Dans «Birth of a Civilization», un article paru en 1998 dans la revue Archaeology, l’archéologue Jonathan Mark Kenoyer écrivait:
«Chaque établissement [harappéen] présentait un quadrillage de rues orientées nord-sud et est-ouest avec des voies secondaires reliant les différents quartiers aux axes principaux. […] Beaucoup de maisons avaient deux étages et possédaient une cour ouverte, des chambres, des espaces communs, des latrines et des plateformes de bain au sol étanche équipées de drains. La majorité des habitations étaient reliées à un système d’égouts complexe reflétant une administration municipale des plus compétentes.»
À Dholavira, un des sites les plus spectaculaires de la région, on a même découvert les vestiges d’un immense barrage vieux de 5000 ans! Les fouilles archéologiques réalisées jusqu’ici indiquent que la culture de la vallée de l’Indus couvrait un vaste territoire. On y a identifié plus de 1500 villes et villages entre les montagnes du nord de l’Afghanistan et la mer d’Arabie au sud, et entre l’actuelle Mumbai à l’ouest et Delhi plus à l’est, sur une superficie de plus de 650 000 kilomètres carrés. Ce qui représente plus du double de la surface occupée par les cultures égyptienne et sumérienne.
Un héritage indiscutable
Ce qui étonne encore plus, c’est l’uniformité d’une culture aussi étendue, où les arts, l’écriture, la technologie et les poids et mesures sont homogènes. Et le fait que les mêmes méthodes de fabrication des poteries et des bijoux, par exemple, soient encore en usage dans les centres urbains d’Asie méridionale. Que les orfèvres utilisent encore le même système de poids. Que certains instruments agricoles et certaines techniques de chasse ou de pêche demeurent inchangés.
Les artefacts découverts dans les ruines harappéennes montrent par ailleurs que les habitants de ces centres urbains utilisaient des embarcations et des chars à bœufs dotés d’une armature surmontée d’une sorte de baldaquin semblables à ceux qu’on trouve encore en Inde de nos jours. Des chercheurs aguerris ont aussi noté l’absence d’épingles et un goût marqué pour les bracelets et les délicats ornements de nez si caractéristiques de l’Inde.

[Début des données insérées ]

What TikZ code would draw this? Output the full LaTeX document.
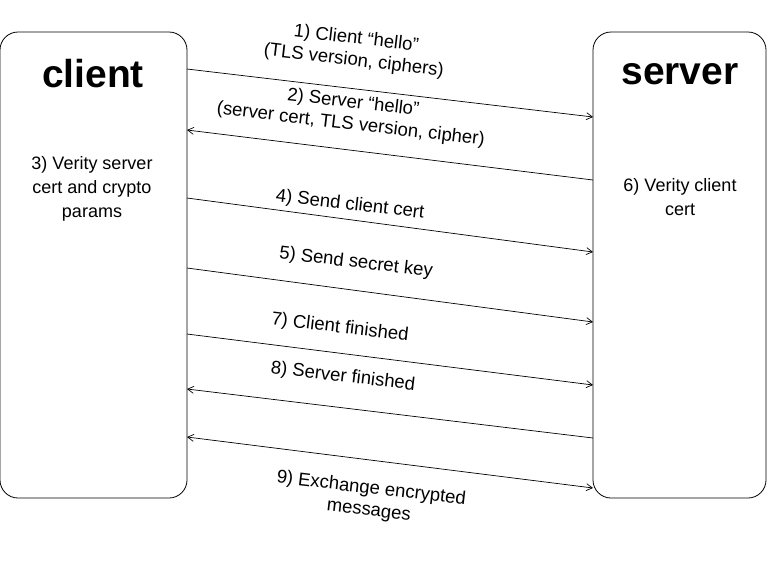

Autant de vestiges d’une civilisation encore bien vivante malgré ses milliers d’années d’existence. Les plus récentes recherches effectuées par une équipe d’archéologues français sous la direction de Jean-François Jarrige du musée Guimet, à Paris, ont même permis de repousser les origines de cette culture à 7000-6500 av. J.‑C., grâce aux fouilles réalisées à Mergarh, à 200 kilomètres à l’ouest de l’Indus. Ce qui en fait le plus ancien vestige de culture et d’économie de la civilisation indienne à ce jour.
S’il est une évidence à en tirer, c’est qu’il n’était besoin d’aucun apport sumérien, égyptien, caucasien ou européen pour qu’une civilisation à part entière se développe en Inde, puisqu’elle les précède toutes.